We worden door het luchthavenpersoneel vriendelijk naar een trap gestuurd: we maken onderdeel uit van een pilot met een nieuw securitysysteem. Geen rijen, geen haast: we kunnen direct doorlopen. Het personeel is vrolijk en ontspannen. Een douanebeambte onderschept een fles whisky uit de handbagage van een reiziger voor ons en grapt: 'Als je iets probeert te smokkelen, neem dan tenminste iets dat wél te drinken is!'
Ook wij trekken de aandacht met de zware kaarsen in de handbagage. Die vallen volgens de regels onder vloeistoffen. 'Als ze lekker ruiken, mogen jullie ze houden,' grinnikt de beambte, terwijl hij zich gespeeld beledigd toont als hij hoort dat ze van Walmart komen: 'Dat is geen kwaliteit!' Gelukkig mogen ze mee.
Eenmaal in de terminal strijkt Yara neer met een bagel, terwijl ik me tegoed doe aan een restje burrito van gisteren.
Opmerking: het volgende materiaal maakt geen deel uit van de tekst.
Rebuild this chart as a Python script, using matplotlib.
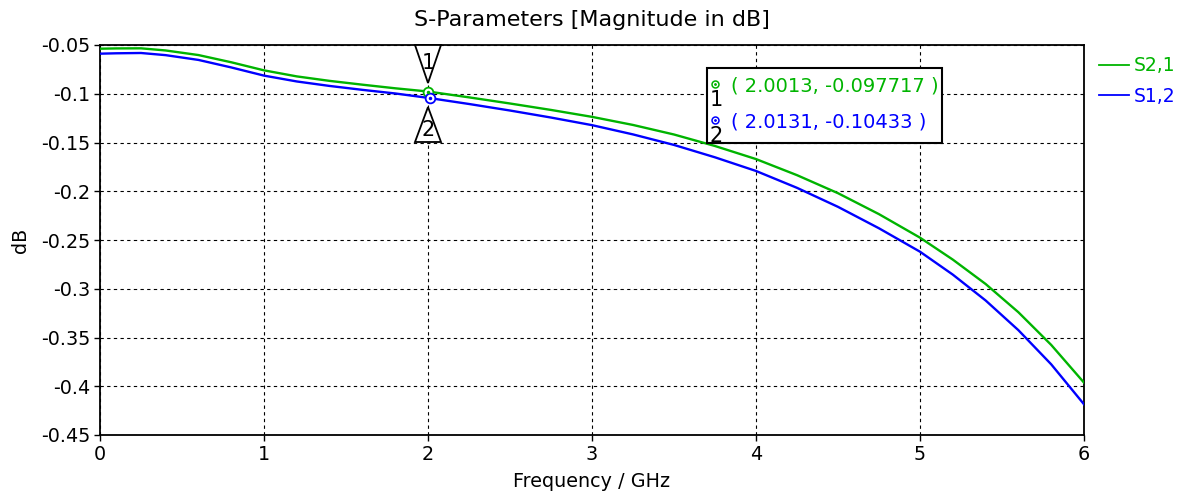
import matplotlib
matplotlib.use("Agg")
import matplotlib.pyplot as plt
from matplotlib.patches import Polygon, Rectangle
from matplotlib.lines import Line2D
from matplotlib.transforms import offset_copy, blended_transform_factory

# Frequency sweep (GHz) and S-parameter magnitudes (dB)
freq_ghz = [0.0, 0.1, 0.25, 0.4, 0.6, 0.8, 1.0, 1.2, 1.4, 1.6, 1.8, 2.0, 2.25,
            2.5, 2.75, 3.0, 3.25, 3.5, 3.75, 4.0, 4.25, 4.5, 4.75, 5.0,
            5.2, 5.4, 5.6, 5.8, 6.0]
s21_db = [-0.0538, -0.0535, -0.0534, -0.0556, -0.0603, -0.0677, -0.0760, -0.0822,
          -0.0868, -0.0907, -0.0944, -0.0977, -0.1037, -0.1100, -0.1166,
          -0.1237, -0.1320, -0.1418, -0.1536, -0.1670, -0.1835, -0.2020,
          -0.2235, -0.2476, -0.2701, -0.2951, -0.3241, -0.3576, -0.3963]
s12_db = [-0.0589, -0.0585, -0.0582, -0.0604, -0.0653, -0.0730, -0.0814, -0.0874,
          -0.0920, -0.0960, -0.0997, -0.1042, -0.1105, -0.1172, -0.1244,
          -0.1322, -0.1417, -0.1525, -0.1652, -0.1792, -0.1965, -0.2160,
          -0.2380, -0.2620, -0.2855, -0.3120, -0.3425, -0.3775, -0.4185]

series_names = ["S2,1", "S1,2"]
series_colors = ["#00b400", "#0000ff"]

# Marker readouts
marker_ids = ["1", "2"]
marker_x = [2.0013, 2.0131]
marker_y = [-0.097717, -0.10433]

x_ticks = [0, 1, 2, 3, 4, 5, 6]
y_ticks = [-0.05, -0.1, -0.15, -0.2, -0.25, -0.3, -0.35, -0.4, -0.45]
y_tick_labels = ["-0.05", "-0.1", "-0.15", "-0.2", "-0.25", "-0.3", "-0.35", "-0.4", "-0.45"]

plt.rcParams["font.family"] = ["DejaVu Sans"]

W, H = 1187, 503
fig = plt.figure(figsize=(W / 100, H / 100), dpi=100)
ax = fig.add_axes([100 / W, 1 - 435 / H, 984 / W, 390 / H])

for name, ys, col in zip(series_names, [s21_db, s12_db], series_colors):
    ax.plot(freq_ghz, ys, color=col, lw=1.7, label=name, zorder=3)

ax.set_xlim(0, 6)
ax.set_ylim(-0.45, -0.05)
ax.set_xticks(x_ticks)
ax.set_yticks(y_ticks)
ax.set_yticklabels(y_tick_labels)
ax.tick_params(direction="out", length=4, width=1, labelsize=13.8, colors="black", pad=3)
ax.grid(True, color="black", linestyle=(0, (3, 3)), lw=0.8)
for sp in ax.spines.values():
    sp.set_linewidth(1.3)
    sp.set_color("black")

ax.set_title("S-Parameters [Magnitude in dB]", fontsize=16, pad=14)
ax.set_xlabel("Frequency / GHz", fontsize=13.8, labelpad=6)
ax.set_ylabel("dB", fontsize=13.8, labelpad=8)

# Marker points on the curves
for mx, my, col in zip(marker_x, marker_y, series_colors):
    ax.plot([mx], [my], marker="o", ms=7, mfc="white", mec=col, mew=1.3, zorder=5)
    ax.plot([mx], [my], marker=".", ms=3, color=col, zorder=6)


def flag(x_data, y_axes, verts_px, label, label_off):
    """Triangular marker flag drawn at a pixel offset from a data x / axes y anchor."""
    base = blended_transform_factory(ax.transData, ax.transAxes)
    pts = []
    for vx, vy in verts_px:
        t = offset_copy(base, fig=fig, x=vx, y=vy, units="dots")
        pts.append(t.transform((x_data, y_axes)))
    poly = Polygon(pts, closed=True, fill=True, facecolor="white",
                   edgecolor="black", lw=1.3, transform=None, zorder=7, clip_on=False)
    fig.add_artist(poly)
    lt = offset_copy(base, fig=fig, x=label_off[0], y=label_off[1], units="dots")
    lbl = plt.Text(x_data, y_axes, label, transform=lt, ha="center", va="center",
                   fontsize=15, color="black", zorder=8)
    fig.add_artist(lbl)


flag(2.0, 1.0, [(-13, 0), (13, 0), (0, -38)], "1", (0, -18))
flag(2.0, 0.0, [(-13, 293), (13, 293), (0, 328)], "2", (0, 305))

# Readout box
box_l, box_r, box_t, box_b = 707, 942, 68, 143
fig.add_artist(Rectangle((box_l / W, 1 - box_b / H), (box_r - box_l) / W, (box_b - box_t) / H,
                         transform=fig.transFigure, facecolor="white", edgecolor="black",
                         lw=1.5, zorder=9))
rows_y = [86, 122]
for mid, mx, my, col, ry in zip(marker_ids, marker_x, marker_y, series_colors, rows_y):
    sym_x, sym_y = 715 / W, 1 - (ry - 2) / H
    fig.add_artist(Line2D([sym_x], [sym_y], marker="o", ms=5, mfc="white", mec=col,
                          mew=1.1, transform=fig.transFigure, zorder=10))
    fig.add_artist(Line2D([sym_x], [sym_y], marker=".", ms=2, color=col,
                          transform=fig.transFigure, zorder=11))
    fig.text(716 / W, 1 - (ry + 14) / H, mid, color="black", fontsize=15, ha="center",
             va="center", zorder=10)
    fig.text(731 / W, 1 - ry / H, f"( {mx:.4f}, {my:.6g} )", color=col, fontsize=14,
             ha="left", va="center", zorder=10)

# Legend outside the plot area
leg = ax.legend(loc="upper left", bbox_to_anchor=(1.008, 0.99), frameon=False,
                fontsize=13.5, handlelength=1.6, handletextpad=0.25, labelspacing=0.62,
                borderaxespad=0)
for txt, col in zip(leg.get_texts(), series_colors):
    txt.set_color(col)
for ln in leg.get_lines():
    ln.set_linewidth(1.3)

fig.savefig("out.png", dpi=100)
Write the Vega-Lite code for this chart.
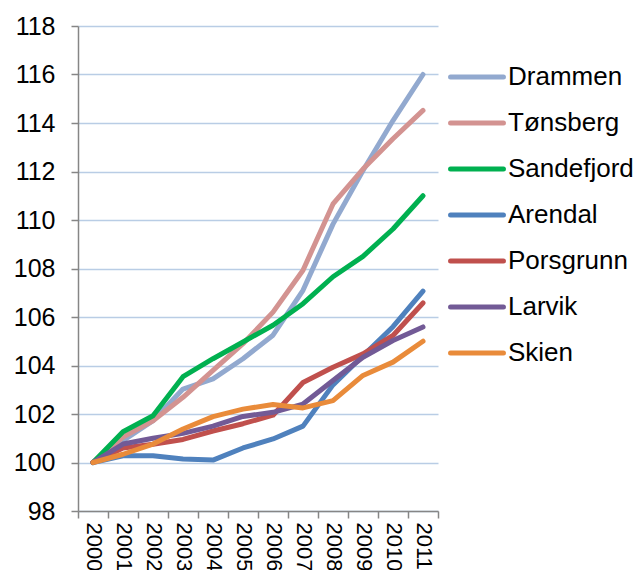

Niet veel later kunnen we boarden. De vlucht verloopt rustig. Ik duik in een boek, Yara verslindt een paar films. Slapen zit er niet in op dit tijdstip. Maakt niet uit: moe zijn we niet. Voor we het weten maken we een vlotte overstap en landen we op vertrouwde bodem: Schiphol.
Yara stuurt een berichtje naar haar vriend dat we zijn geland. Groot is de verrassing als niet alleen Jeroen, maar ook Mark én Yara's hondje ons opwachten bij de aankomsthal. Wat een warm welkom! Onderweg naar huis kletsen we volop over alle avonturen. We maken een tussenstop bij La Place: de Hollandse tuna sandwich smaakt verrassend goed, ook zonder uitzicht vanaf Wildrose Peak. Even later sta ik met mijn koffers in mijn appartementencomplex. Home sweet home. Het was een geweldige reis, eentje waar Yara en ik nog heel lang met plezier op terug zullen kijken!